Publication information
- Publisher: Marvel Comics
- First appearance: Alpha Flight #41 (December 1986)
- Created by: Bill Mantlo David Ross

In-story information
- Alter ego: Kara Killgrave
- Species: Human mutant
- Team affiliations: Thunderbolts Alpha Flight
- Notable aliases: Persuasion Purple Girl
- Abilities: Mind control via pheromone manipulation; Ability to merge her mind with others;

= Persuasion (comics) =

Kara Killgrave is a mutant superhero appearing in American comic books published by Marvel Comics. Created by writer Bill Mantlo and artist David Ross, the character first appeared in Alpha Flight #41 (December 1986). Killgrave is the daughter of the supervillain Zebediah Killgrave / Purple Man.

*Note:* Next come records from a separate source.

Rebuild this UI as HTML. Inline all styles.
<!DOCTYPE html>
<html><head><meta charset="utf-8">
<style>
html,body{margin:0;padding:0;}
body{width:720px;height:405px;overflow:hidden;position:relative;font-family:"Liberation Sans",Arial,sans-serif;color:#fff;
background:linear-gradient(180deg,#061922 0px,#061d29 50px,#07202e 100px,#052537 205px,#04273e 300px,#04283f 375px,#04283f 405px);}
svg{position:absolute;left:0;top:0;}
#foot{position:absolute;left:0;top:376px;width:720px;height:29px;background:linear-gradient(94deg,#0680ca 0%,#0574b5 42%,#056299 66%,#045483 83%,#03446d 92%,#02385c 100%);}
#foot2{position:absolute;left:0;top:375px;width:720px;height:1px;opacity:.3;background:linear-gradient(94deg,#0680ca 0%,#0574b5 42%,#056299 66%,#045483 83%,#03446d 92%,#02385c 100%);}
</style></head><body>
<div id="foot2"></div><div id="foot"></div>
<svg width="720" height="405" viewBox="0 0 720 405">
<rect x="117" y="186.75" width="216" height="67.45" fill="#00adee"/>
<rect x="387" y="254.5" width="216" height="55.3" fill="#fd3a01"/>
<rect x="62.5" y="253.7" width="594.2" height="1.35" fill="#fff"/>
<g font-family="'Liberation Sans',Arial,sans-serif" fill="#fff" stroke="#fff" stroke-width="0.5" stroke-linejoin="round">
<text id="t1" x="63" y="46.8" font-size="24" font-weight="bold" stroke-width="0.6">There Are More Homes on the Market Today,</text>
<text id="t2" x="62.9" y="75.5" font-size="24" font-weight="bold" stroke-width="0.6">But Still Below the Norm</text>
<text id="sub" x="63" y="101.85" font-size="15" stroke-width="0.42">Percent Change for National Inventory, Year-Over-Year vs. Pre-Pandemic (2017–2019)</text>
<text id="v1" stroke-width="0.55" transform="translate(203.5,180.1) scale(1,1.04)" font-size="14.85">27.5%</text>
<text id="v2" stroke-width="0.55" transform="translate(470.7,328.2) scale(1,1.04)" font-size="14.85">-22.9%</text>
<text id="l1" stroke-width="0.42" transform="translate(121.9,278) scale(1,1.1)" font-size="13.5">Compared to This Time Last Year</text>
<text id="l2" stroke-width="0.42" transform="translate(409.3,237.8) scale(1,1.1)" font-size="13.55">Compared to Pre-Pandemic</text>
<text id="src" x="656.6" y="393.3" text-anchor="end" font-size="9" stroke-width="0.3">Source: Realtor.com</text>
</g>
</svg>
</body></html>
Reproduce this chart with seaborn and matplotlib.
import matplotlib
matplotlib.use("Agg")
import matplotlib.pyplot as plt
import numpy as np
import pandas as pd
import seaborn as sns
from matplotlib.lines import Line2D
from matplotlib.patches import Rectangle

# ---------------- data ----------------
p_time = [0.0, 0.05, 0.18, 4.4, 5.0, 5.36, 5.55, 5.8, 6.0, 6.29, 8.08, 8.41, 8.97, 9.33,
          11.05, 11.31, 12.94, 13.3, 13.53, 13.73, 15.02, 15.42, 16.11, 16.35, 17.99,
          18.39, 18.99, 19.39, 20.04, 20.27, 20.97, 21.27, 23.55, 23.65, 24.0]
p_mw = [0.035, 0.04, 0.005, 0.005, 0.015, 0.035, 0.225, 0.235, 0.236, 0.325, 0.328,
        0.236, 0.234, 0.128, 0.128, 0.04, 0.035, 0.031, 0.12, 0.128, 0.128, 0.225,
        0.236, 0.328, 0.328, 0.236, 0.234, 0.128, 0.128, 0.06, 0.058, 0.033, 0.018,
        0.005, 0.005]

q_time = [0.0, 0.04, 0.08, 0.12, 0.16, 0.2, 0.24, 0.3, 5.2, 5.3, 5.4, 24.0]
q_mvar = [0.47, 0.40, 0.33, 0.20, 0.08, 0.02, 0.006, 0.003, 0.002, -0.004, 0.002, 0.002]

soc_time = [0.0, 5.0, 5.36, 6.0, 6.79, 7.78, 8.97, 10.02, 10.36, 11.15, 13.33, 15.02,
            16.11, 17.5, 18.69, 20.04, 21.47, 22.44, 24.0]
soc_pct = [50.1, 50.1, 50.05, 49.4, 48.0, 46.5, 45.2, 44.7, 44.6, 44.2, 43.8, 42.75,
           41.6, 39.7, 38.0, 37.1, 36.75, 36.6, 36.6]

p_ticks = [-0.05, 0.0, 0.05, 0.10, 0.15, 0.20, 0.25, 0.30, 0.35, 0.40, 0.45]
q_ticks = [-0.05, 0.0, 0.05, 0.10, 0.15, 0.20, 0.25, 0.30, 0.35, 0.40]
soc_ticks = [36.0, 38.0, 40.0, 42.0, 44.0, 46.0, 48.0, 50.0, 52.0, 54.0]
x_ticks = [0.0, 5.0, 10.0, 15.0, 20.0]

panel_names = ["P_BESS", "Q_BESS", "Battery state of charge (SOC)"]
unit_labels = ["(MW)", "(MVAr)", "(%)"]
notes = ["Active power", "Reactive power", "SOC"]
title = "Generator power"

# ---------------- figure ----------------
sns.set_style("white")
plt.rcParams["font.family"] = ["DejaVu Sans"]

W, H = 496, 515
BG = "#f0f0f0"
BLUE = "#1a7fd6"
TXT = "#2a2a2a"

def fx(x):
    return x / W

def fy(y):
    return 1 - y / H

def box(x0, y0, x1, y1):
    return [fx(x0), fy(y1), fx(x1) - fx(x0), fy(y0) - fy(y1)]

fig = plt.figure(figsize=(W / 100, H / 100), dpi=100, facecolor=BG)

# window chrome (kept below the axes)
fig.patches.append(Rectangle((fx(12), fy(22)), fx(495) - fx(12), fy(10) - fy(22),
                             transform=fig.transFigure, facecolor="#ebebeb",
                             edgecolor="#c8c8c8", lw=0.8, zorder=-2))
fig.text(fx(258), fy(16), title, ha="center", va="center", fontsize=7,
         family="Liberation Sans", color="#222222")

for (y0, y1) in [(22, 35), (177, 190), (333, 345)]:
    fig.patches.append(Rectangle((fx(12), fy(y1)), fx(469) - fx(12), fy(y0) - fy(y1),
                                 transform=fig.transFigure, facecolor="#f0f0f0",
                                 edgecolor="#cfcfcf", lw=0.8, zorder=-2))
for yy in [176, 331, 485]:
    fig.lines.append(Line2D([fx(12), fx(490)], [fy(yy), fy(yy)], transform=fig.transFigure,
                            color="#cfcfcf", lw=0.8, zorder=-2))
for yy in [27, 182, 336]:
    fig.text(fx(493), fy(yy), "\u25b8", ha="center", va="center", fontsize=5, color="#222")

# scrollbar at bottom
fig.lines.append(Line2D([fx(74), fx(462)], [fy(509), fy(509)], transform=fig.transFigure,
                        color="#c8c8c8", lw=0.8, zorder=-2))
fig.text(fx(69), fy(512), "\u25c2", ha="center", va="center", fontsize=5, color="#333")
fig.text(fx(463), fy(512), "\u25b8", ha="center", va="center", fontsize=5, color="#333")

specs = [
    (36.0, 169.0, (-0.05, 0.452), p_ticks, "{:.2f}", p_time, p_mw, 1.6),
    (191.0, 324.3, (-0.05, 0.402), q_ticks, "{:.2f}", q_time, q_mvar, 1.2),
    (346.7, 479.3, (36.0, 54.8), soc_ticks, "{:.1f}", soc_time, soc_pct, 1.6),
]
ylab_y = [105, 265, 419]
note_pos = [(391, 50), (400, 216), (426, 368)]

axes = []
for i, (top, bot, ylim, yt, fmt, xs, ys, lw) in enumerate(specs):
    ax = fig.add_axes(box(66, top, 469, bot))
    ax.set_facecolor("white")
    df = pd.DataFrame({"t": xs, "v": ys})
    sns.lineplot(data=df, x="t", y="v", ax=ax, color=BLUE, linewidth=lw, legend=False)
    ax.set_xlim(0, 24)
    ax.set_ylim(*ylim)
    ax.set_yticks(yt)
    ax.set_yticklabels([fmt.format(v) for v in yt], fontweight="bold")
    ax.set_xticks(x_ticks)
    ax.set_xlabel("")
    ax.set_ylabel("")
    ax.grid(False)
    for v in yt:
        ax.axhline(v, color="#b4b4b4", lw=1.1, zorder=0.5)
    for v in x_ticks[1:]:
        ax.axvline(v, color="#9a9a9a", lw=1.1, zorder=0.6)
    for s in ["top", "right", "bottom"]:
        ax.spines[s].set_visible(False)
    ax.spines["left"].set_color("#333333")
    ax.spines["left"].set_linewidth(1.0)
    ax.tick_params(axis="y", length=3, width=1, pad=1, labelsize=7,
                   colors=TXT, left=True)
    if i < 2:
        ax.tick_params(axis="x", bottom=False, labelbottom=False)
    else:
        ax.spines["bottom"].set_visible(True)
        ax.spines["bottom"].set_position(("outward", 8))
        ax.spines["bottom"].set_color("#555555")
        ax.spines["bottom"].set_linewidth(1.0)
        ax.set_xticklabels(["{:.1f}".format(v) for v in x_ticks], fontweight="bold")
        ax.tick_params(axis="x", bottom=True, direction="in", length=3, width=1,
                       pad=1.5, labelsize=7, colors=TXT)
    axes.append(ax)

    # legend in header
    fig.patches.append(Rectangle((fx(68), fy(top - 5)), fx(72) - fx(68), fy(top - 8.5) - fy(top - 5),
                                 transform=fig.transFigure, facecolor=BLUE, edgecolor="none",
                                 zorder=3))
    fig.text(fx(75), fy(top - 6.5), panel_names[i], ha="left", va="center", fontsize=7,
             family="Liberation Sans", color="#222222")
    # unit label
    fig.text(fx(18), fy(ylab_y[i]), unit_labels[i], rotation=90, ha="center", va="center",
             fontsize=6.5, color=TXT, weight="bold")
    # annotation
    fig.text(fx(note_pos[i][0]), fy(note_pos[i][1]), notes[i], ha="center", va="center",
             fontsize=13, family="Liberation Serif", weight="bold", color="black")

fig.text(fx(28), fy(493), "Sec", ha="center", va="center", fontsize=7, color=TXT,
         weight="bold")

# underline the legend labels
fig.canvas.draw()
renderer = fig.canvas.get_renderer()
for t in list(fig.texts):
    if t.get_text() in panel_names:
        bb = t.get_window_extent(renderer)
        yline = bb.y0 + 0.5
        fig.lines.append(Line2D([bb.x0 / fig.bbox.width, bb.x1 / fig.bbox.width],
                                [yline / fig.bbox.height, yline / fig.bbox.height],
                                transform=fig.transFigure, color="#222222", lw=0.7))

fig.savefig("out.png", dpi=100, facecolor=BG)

She is known under the codenames Purple Girl and Persuasion. She has also been a member of the Alpha Flight and the Thunderbolts at various points in her history.

==Publication history==

Kara Killgrave debuted in Alpha Flight #41 (December 1986), and was created by Bill Mantlo and David Ross. She appeared in the 2019 Jessica Jones: Purple Daughter series, and the 2022 Thunderbolts series.

==Fictional character biography==
Kara Killgrave is the daughter of Zebediah Killgrave / Purple Man and Melanie, a woman he forced into marrying him before genuinely falling in love with her. As a teenager, her abilities manifest and her skin turns purple, leading her to run away from home. Afterwards, Killgrave comes into conflict with Alpha Flight before joining them after they rescue her from the Auctioneer.

Killgrave becomes a valued member of Alpha Flight and Beta Flight and battles alongside them against such foes as the Dreamqueen, the Great Beasts, the Derangers, Scramble, China Force, and what she believed to be her father's reanimated corpse. After being injured in battle with China Force and abandoned by Alpha Flight, she decides to quit the team.

Following the disbanding of Department H, Killgrave is imprisoned in Neverland, a mutant concentration camp created by Weapon X under Malcolm Colcord. She is one of the few mutants who retain their powers after M-Day.

During the Fear Itself storyline, Killgrave works with the anti-government Citadel to steal a server that would reveal the truth about the Unity Party. However, the Unity Party kidnaps her and brainwashes her into joining Alpha Strike before Alpha Flight frees her.

Killgrave later resurfaces in New York City, during which Jessica Jones attacks her while searching for the Purple Man before working with her to stop him and his children.

Seeking redemption, Killgrave joins the new Thunderbolts team led by Luke Cage and Hawkeye, using the name Persuasion.

== Powers and abilities ==
Kara Killgrave emits a pheromone from her skin that allows her to control individuals within proximity through verbal commands, sometimes affecting hundreds of people simultaneously. Controlled subjects sometimes take on a purple hue. Her powers evolved to include limited telepathic abilities, such as sensing emotions and creating mental links between individuals. Despite her formidable influence, her control has limitations—she cannot affect involuntary bodily functions and her victims can be freed by exposure to water, though side effects like migraines may occur.

==Other versions==
An alternate universe version of Kara Killgrave from Earth-295 appears in Age of Apocalypse.